Para un verdadero lector de Cien años de soledad visitar Aracataca tal como está hoy, con su pobre infraestructura hotelera, su olvido gubernamental, la falta de restaurantes a la altura del mercado internacional, e incluso la ausencia de un plan que articule la ruta Macondo que tanto han ambicionado, es una oportunidad para irse a hurgar cómo fue posible que en ese lugar olvidado por los dioses, surgiera la voz más importante de las letras latinoamericanas del siglo XX.

Sin Aracataca, como tantas veces lo dijo García Márquez y quedó plasmado con creces en Vivir para contarla, no hubiera sido posible Cien años de soledad ni gran parte de la mejor ficción de este escritor.

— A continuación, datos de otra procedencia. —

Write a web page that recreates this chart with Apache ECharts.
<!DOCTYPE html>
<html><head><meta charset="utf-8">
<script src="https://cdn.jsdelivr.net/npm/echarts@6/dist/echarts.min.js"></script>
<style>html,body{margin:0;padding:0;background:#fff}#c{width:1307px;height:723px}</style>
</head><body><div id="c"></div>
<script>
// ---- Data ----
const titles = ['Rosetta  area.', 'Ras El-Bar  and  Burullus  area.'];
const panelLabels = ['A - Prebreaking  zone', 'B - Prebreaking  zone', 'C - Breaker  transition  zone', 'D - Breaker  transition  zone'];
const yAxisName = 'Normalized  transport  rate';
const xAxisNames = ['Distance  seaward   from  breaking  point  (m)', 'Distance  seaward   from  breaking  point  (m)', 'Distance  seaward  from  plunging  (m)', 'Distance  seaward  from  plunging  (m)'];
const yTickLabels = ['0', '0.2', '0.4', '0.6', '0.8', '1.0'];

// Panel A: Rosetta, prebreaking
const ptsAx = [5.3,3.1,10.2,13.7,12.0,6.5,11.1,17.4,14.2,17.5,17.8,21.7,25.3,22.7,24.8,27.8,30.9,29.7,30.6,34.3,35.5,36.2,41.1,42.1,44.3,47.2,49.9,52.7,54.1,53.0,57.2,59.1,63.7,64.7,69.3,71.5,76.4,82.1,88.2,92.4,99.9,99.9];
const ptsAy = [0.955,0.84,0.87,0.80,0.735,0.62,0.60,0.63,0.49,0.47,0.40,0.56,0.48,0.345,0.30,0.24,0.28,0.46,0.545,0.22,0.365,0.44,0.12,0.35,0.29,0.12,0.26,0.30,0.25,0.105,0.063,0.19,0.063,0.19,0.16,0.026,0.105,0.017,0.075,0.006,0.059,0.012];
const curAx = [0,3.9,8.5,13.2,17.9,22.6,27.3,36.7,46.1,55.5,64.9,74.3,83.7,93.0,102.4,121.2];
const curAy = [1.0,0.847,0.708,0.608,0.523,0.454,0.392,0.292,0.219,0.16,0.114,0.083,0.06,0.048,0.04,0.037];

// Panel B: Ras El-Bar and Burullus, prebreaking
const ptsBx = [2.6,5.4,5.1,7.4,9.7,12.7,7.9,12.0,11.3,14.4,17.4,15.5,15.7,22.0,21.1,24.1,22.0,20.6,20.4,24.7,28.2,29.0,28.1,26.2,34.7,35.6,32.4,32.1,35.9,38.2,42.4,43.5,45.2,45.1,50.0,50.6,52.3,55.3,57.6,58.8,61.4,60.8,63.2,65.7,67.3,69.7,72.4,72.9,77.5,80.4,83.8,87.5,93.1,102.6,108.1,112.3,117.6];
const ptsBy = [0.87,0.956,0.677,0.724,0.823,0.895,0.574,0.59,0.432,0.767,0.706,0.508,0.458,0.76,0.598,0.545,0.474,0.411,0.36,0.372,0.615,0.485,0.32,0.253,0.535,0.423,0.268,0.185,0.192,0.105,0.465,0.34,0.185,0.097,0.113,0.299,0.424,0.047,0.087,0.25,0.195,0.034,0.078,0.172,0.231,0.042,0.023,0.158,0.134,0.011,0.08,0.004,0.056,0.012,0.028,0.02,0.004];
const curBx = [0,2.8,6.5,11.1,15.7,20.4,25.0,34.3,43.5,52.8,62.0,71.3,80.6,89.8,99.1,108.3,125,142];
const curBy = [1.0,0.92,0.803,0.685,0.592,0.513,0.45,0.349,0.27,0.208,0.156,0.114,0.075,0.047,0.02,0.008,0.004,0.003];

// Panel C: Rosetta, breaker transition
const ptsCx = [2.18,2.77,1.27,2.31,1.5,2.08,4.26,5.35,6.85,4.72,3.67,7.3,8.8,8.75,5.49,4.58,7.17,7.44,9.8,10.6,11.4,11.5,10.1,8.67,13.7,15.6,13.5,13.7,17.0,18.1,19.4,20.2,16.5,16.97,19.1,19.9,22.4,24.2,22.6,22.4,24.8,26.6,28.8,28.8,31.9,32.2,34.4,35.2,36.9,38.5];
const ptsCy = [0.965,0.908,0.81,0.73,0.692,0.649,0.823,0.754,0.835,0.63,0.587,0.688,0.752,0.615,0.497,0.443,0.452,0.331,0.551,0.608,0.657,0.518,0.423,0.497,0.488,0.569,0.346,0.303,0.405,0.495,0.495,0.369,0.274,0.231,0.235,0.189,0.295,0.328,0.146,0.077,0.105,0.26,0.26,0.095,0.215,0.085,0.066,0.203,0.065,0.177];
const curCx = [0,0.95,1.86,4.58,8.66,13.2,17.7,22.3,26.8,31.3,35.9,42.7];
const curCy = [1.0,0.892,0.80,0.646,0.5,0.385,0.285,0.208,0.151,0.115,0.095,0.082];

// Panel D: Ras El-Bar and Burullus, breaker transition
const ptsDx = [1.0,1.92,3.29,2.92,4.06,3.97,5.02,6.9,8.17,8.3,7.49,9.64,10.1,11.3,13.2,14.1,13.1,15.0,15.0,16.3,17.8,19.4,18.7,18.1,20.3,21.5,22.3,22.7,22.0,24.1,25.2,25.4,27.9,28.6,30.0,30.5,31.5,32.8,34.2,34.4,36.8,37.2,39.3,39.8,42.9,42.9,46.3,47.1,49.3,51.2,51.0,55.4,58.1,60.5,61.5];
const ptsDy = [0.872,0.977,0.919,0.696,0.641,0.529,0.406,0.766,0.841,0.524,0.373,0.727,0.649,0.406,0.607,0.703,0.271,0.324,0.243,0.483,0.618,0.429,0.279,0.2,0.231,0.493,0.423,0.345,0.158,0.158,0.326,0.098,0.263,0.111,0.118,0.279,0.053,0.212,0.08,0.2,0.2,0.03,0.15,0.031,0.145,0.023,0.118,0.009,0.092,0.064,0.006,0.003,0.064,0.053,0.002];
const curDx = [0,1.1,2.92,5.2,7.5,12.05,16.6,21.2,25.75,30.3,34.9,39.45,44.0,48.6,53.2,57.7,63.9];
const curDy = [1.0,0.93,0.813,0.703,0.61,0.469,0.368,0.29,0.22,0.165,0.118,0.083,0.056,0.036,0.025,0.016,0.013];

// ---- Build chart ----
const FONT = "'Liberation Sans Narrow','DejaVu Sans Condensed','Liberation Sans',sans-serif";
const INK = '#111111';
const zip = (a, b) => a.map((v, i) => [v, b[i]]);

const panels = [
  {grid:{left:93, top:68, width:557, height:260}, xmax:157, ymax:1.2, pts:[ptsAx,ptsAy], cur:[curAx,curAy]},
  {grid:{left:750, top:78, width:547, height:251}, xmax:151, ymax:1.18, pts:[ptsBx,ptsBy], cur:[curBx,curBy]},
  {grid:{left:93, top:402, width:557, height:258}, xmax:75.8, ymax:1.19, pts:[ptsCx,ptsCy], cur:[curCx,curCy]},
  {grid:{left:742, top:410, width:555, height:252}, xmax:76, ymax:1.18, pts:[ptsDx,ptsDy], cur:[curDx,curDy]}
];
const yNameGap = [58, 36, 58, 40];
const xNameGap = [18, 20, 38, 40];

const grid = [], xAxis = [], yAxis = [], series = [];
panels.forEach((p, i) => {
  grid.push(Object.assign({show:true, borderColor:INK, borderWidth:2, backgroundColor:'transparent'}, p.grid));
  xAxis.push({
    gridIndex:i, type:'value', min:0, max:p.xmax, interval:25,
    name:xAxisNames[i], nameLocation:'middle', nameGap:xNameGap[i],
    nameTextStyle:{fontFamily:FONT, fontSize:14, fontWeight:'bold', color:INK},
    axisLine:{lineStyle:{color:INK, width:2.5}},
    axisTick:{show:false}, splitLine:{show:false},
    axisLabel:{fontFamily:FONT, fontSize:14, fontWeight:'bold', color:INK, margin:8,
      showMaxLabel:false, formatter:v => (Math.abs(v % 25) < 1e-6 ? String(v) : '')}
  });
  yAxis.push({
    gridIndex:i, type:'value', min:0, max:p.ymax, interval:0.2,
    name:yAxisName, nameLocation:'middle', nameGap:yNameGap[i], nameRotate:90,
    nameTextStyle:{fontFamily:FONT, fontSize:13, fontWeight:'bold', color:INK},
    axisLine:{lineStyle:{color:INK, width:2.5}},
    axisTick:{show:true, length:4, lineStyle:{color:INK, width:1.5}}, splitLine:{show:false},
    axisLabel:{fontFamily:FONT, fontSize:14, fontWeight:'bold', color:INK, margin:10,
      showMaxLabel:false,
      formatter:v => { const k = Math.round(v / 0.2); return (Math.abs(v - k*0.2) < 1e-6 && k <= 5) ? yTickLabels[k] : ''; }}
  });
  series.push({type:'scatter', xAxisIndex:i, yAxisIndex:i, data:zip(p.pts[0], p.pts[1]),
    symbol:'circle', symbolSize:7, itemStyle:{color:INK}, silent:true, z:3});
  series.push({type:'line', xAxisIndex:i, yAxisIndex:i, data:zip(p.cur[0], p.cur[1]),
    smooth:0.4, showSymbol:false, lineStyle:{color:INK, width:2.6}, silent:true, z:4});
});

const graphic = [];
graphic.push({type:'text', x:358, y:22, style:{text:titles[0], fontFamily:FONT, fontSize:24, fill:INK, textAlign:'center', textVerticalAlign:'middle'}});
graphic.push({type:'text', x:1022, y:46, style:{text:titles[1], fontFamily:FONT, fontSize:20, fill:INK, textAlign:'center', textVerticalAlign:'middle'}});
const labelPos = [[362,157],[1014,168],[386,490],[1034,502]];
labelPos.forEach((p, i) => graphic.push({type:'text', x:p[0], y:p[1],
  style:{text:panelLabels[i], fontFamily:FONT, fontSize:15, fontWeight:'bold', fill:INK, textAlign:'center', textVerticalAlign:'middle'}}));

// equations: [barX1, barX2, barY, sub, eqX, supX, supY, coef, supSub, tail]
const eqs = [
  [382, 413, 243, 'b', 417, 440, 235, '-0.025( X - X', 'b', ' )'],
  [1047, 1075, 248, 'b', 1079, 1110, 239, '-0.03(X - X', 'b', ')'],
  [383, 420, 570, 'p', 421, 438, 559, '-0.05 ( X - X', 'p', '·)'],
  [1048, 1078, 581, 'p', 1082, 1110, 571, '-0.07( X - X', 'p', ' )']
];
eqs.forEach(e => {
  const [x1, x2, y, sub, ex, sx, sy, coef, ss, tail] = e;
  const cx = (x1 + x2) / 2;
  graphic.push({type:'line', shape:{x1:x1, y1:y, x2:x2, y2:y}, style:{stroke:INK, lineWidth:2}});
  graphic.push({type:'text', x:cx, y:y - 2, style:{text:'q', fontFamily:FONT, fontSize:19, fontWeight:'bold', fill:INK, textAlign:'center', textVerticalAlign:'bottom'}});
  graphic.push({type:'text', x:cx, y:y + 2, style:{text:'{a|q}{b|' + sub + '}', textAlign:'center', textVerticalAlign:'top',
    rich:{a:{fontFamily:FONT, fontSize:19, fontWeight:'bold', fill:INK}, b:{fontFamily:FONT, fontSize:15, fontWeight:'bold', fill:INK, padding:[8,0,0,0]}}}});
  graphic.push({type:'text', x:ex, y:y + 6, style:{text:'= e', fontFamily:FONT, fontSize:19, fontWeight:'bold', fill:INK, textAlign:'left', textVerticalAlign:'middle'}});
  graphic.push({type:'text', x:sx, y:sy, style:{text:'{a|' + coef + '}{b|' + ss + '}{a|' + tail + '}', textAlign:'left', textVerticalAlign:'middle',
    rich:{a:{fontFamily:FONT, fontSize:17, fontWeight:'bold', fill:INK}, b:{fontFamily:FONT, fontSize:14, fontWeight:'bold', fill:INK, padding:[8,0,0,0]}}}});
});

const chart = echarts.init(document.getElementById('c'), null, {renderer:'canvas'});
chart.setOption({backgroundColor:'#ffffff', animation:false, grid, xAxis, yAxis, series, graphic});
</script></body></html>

La ruta de Aracataca, con sus mariposas amarillas o sin ellas, con sus almendros tristes, con sus Petras multiplicadas en los barrios y con ese hálito que se percibe en cada uno de los pobladores, que algún día la magia de Cien años de soledad los salvará del olvido eterno, es para un lector de Gabriel García Márquez la ineludible posibilidad de palpar y respirar todo el imaginario que alimentó la obra magna del creador de Macondo. Es recrear las sucesivas e interminables estirpes de soñadores, empezando por aquellos que aún viven en el lugar que desató toda la caterva de imaginaciones, y que hacen que realidad e invención se entrecrucen con tal intensidad, que a veces no es posible distinguir una de otra, hasta que se cae en la cuenta de que se está en Aracataca-Macondo, el oasis donde el boom encontró a su insigne y mejor creador, y donde el tiempo muchas veces se vuelve más corrosivo que en la ficción.